IRM werkt als programma vanuit systeemdenken en daarmee is het regionale systeem onlosmakelijk onderdeel van de riviersystemen Maas en Rijn. Het programma richt zich primair op het hoofdsysteem.

Het plangebied is desondanks scherper gedefinieerd. Het gaat over een specifiek deel van het hoofdwatersysteem: een deel van de Rijn en Maas. Dat wordt ook wel het plangebied genoemd. Het plangebied is het gebied waar de opgaven voor IRM liggen en waar, op basis van de gebiedsuitwerkingen, maatregelen genomen kunnen worden voor die opgaven. IRM richt zich op de riviersystemen Maas en Rijn en hun onderlinge samenhang. Zo vormen het Nederlandse deel van de volgende wateren het plangebied van IRM:

  • De Maas vanaf de grens tot Geertruidenberg, inclusief de afgedamde Maas.

  • De Boven-Rijn, Waal en Boven-Merwede vanaf de Nederlandse grens tot aan de splitsing van de Beneden-Merwede en Nieuwe Merwede bij Boven Hardinxveld-Werkendam.

  • Het Bijlandsch en Pannerdensch Kanaal, de Nederrijn en Lek tot Schoonhoven.

  • De IJssel en het Reevediep tot het Ketelmeer en Vossemeer.

  • De Overijsselse Vecht vanaf Varsen tot het Zwarte Water.
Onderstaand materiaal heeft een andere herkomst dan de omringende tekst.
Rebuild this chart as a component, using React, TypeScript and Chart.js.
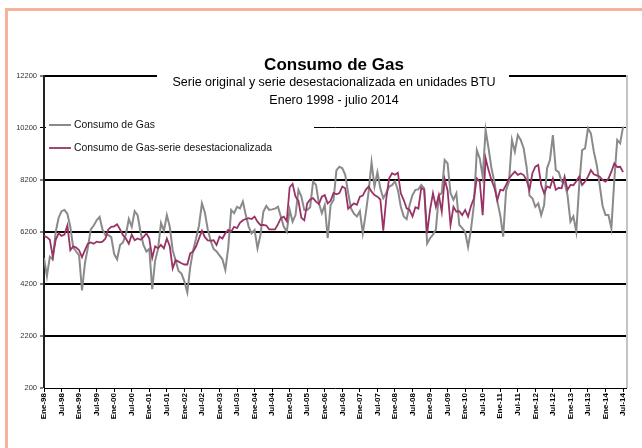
import React, { useEffect, useRef } from "react";
import { Chart, registerables } from "chart.js";

Chart.register(...registerables);

const MONTHS = ["Ene", "Feb", "Mar", "Abr", "May", "Jun", "Jul", "Ago", "Sep", "Oct", "Nov", "Dic"];
const START_YEAR = 1998;
const Y_MIN = 200;
const Y_MAX = 12200;
const Y_STEP = 2000;
const X_STEP = 6;

const TITLE = "Consumo de Gas";
const SUBTITLE = ["Serie original y serie desestacionalizada en unidades BTU", "Enero 1998 - julio 2014"];
const LEGEND = ["Consumo de Gas", "Consumo de Gas-serie desestacionalizada"];

// Enero 1998 .. julio 2014 (199 meses)
const consumo = [
  5200, 4500, 5250, 5150, 6200, 6750, 7000, 7050, 6900, 6400, 5600, 5450,
  5300, 3950, 5000, 5600, 6300, 6450, 6650, 6780, 6300, 6080, 6080, 6000,
  5350, 5150, 5700, 5800, 6100, 6700, 6400, 7000, 6850, 6200, 5700, 5450,
  5550, 4000, 5100, 5550, 6550, 6250, 6850, 6400, 5500, 5100, 4700, 4600,
  4300, 3880, 4850, 5500, 5950, 6450, 7300, 6950, 6300, 5850, 5550, 5450,
  5300, 5150, 4740, 5600, 7050, 6920, 7170, 7110, 7370, 6850, 6400, 6150,
  6280, 5570, 6080, 6980, 7200, 7050, 7070, 7100, 7170, 6790, 6400, 6210,
  7050, 6600, 6850, 7820, 7560, 7050, 7050, 7150, 8140, 8010, 7300, 6920,
  7240, 5960, 7240, 7430, 8580, 8710, 8650, 8400, 7700, 7100, 6900, 6800,
  7000, 6150, 6900, 7750, 8880, 7950, 8500, 7880, 7500, 7700, 7950, 8000,
  8150, 7820, 7170, 6800, 6700, 7240, 7620, 7820, 7840, 8010, 7880, 5760,
  5960, 6100, 6300, 7600, 7700, 8970, 8840, 7690, 7440, 7690, 6470, 6350,
  6200, 5620, 6300, 7240, 9350, 9030, 8330, 10120, 9420, 8650, 8140, 7370,
  6850, 6020, 7800, 8140, 9740, 9290, 9930, 9740, 9420, 8710, 7600, 7500,
  7170, 7300, 6850, 7240, 8650, 8970, 9930, 8580, 8500, 8140, 8100, 7620,
  6600, 6800, 6210, 8000, 9350, 9420, 10190, 9990, 9290, 8780, 8000, 7200,
  6850, 6850, 6340, 8200, 9740, 9610, 10250,
];

const desestacionalizada = [
  6050, 6000, 5900, 5250, 5900, 6150, 6050, 6100, 6450, 5500, 5650, 5600,
  5500, 5230, 5500, 5750, 5800, 5750, 5830, 5800, 5830, 5950, 6300, 6400,
  6420, 6500, 6300, 6080, 5950, 5750, 6100, 5880, 5950, 5900, 6000, 6150,
  5950, 5200, 5650, 5570, 5700, 5570, 5950, 5650, 4800, 5120, 5060, 5000,
  4950, 4950, 5380, 5450, 5650, 5950, 6250, 6000, 5880, 5870, 5880, 5700,
  6020, 5950, 6150, 6280, 6220, 6400, 6350, 6550, 6650, 6700, 6730, 6700,
  6790, 6600, 6470, 6470, 6450, 6300, 6300, 6300, 6500, 6730, 6790, 6620,
  7920, 8050, 7560, 7400, 6750, 6650, 7300, 7450, 7500, 7370, 7280, 7560,
  7620, 7300, 7400, 7700, 7650, 7700, 7950, 7880, 7100, 7200, 7300, 7250,
  7560, 7600, 7820, 7950, 7750, 7620, 7560, 7450, 6250, 7450, 8260, 8460,
  8400, 8480, 7690, 7430, 7110, 7050, 6800, 7150, 7100, 7900, 7820, 6150,
  7050, 7690, 7170, 7620, 6980, 8230, 7800, 6470, 7170, 6980, 7000, 6850,
  7050, 6790, 7200, 7500, 8260, 8140, 6850, 9030, 8580, 8200, 7900, 7430,
  7820, 7800, 8010, 8260, 8400, 8520, 8400, 8450, 8390, 8200, 7820, 8460,
  8710, 8780, 8010, 7690, 7950, 7900, 8260, 7820, 7900, 7880, 8330, 7820,
  8010, 8000, 8150, 8330, 8010, 8140, 8330, 8580, 8420, 8380, 8330, 8200,
  8140, 8250, 8520, 8840, 8700, 8710, 8500,
];

const GRAY = "#8a8a8a";
const PURPLE = "#993366";
const FONT = '"Liberation Sans", Arial, sans-serif';

function monthLabel(i: number): string {
  const y = START_YEAR + Math.floor(i / 12);
  return MONTHS[i % 12] + "-" + String(y % 100).padStart(2, "0");
}

const overlay = {
  id: "overlay",
  beforeDatasetsDraw(chart: any) {
    const { ctx, chartArea } = chart;
    ctx.save();
    // right border of plot area
    ctx.strokeStyle = "#c4c4c4";
    ctx.lineWidth = 2;
    ctx.beginPath();
    ctx.moveTo(chartArea.right + 1, chartArea.top - 1);
    ctx.lineTo(chartArea.right + 1, chartArea.bottom);
    ctx.stroke();
    // title box
    ctx.fillStyle = "#ffffff";
    ctx.fillRect(157, 50, 352, 60);
    // legend box
    ctx.fillRect(chartArea.left + 2, 113, 268, 46);
    // title texts
    ctx.fillStyle = "#000";
    ctx.textAlign = "center";
    ctx.textBaseline = "middle";
    ctx.font = "bold 17px " + FONT;
    ctx.fillText(TITLE, 334, 65);
    ctx.font = "12.5px " + FONT;
    ctx.fillText(SUBTITLE[0], 334, 83);
    ctx.fillText(SUBTITLE[1], 334, 101);
    // legend
    const items = [
      { text: LEGEND[0], color: GRAY, y: 125, w: 2 },
      { text: LEGEND[1], color: PURPLE, y: 148, w: 1.8 },
    ];
    ctx.textAlign = "left";
    ctx.font = "10.4px " + FONT;
    for (const it of items) {
      ctx.strokeStyle = it.color;
      ctx.lineWidth = it.w;
      ctx.beginPath();
      ctx.moveTo(49, it.y);
      ctx.lineTo(71, it.y);
      ctx.stroke();
      ctx.fillStyle = "#111";
      ctx.fillText(it.text, 74, it.y);
    }
    ctx.restore();
  },
};

export default function App() {
  const ref = useRef<HTMLCanvasElement>(null);
  useEffect(() => {
    const canvas = ref.current!;
    const pts = (arr: number[]) => arr.map((v, i) => ({ x: i, y: v }));
    const chart = new Chart(canvas, {
      type: "line",
      data: {
        datasets: [
          {
            label: LEGEND[1],
            data: pts(desestacionalizada),
            borderColor: PURPLE,
            backgroundColor: PURPLE,
            borderWidth: 1.8,
            pointRadius: 0,
            tension: 0,
            order: 0,
          },
          {
            label: LEGEND[0],
            data: pts(consumo),
            borderColor: GRAY,
            backgroundColor: GRAY,
            borderWidth: 2,
            pointRadius: 0,
            tension: 0,
            order: 1,
          },
        ],
      },
      options: {
        responsive: false,
        animation: false,
        devicePixelRatio: 1,
        layout: { padding: { left: 0, top: 76, right: 16, bottom: 0 } },
        plugins: {
          legend: { display: false },
          title: { display: false },
          tooltip: { enabled: false },
        },
        scales: {
          x: {
            type: "linear",
            min: 0,
            max: consumo.length,
            afterFit: (s: any) => {
              s.height = 60;
            },
            grid: {
              display: true,
              drawOnChartArea: false,
              drawTicks: true,
              tickLength: 4,
              color: "#000",
              lineWidth: 1,
            },
            border: { display: true, color: "#000", width: 1 },
            ticks: {
              stepSize: X_STEP,
              includeBounds: false,
              autoSkip: false,
              maxRotation: 90,
              minRotation: 90,
              padding: 1,
              color: "#000",
              font: { family: FONT, size: 8, weight: "bold" },
              callback: (v: any) => {
                const n = Number(v);
                return Number.isInteger(n) && n % X_STEP === 0 ? monthLabel(n) : null;
              },
            },
          },
          y: {
            min: Y_MIN,
            max: Y_MAX,
            afterFit: (s: any) => {
              s.width = 44;
            },
            grid: {
              color: "#000",
              lineWidth: (c: any) => {
                const v = c.tick ? c.tick.value : 0;
                if (v === Y_MIN) return 0;
                if (v === 10200) return 1;
                return 2;
              },
              tickLength: 4,
              tickWidth: 1,
              tickColor: "#000",
            },
            border: { display: true, color: "#222", width: 2 },
            ticks: {
              stepSize: Y_STEP,
              padding: 3,
              color: "#333",
              font: { family: FONT, size: 7.5 },
              callback: (v: any) => String(v),
            },
          },
        },
      } as any,
      plugins: [overlay],
    });
    return () => chart.destroy();
  }, []);

  return (
    <div
      style={{
        position: "fixed",
        left: 0,
        top: 0,
        width: 642,
        height: 448,
        background: "#fff",
        overflow: "hidden",
      }}
    >
      <div
        style={{
          position: "absolute",
          left: 5,
          top: 8,
          width: 700,
          height: 500,
          border: "3px solid #f7b29a",
          boxSizing: "border-box",
        }}
      />
      <canvas
        ref={ref}
        width={642}
        height={448}
        style={{ position: "absolute", left: 0, top: 0, width: 642, height: 448 }}
      />
    </div>
  );
}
  • Het Zwarte Water vanaf de Keersluis Zwolle tot het Zwarte Meer.

Het programma richt zich dus primair op het hoofdsysteem, waarbij de invloed van het hoofdsysteem op het regionale systeem en andersom expliciet onderdeel zijn van de effectbeoordeling en daarmee van de gemaakte keuzes. Bij de uitwerking van het uitvoeringsprogramma’s is de opdracht om vanuit het riviersysteem (Maas en/of Rijn) te ontwerpen en het regionale watersysteem en de kanalen in de afweging en effectbeoordeling te betrekken.

Met de geografische begrenzing in de breedte van het riviersysteem wordt pragmatisch omgegaan. In ieder geval bevat dit het zomerbed en het stroomvoerend en bergend winterbed en de (binnendijkse) Reserveringsgebieden Besluit Kwaliteit Leefomgeving (voorheen genaamd Barro-reserveringen).

Het beïnvloedingsgebied van IRM strekt zich verder uit dan het rivierengebied zelf en beslaat naast het regionale watersysteem en de kanalen ook het IJsselmeer (inclusief noordelijke provincies die van de zoetwatervoorraad afhankelijk zijn) en de Hoge Zandgronden (via het grondwater).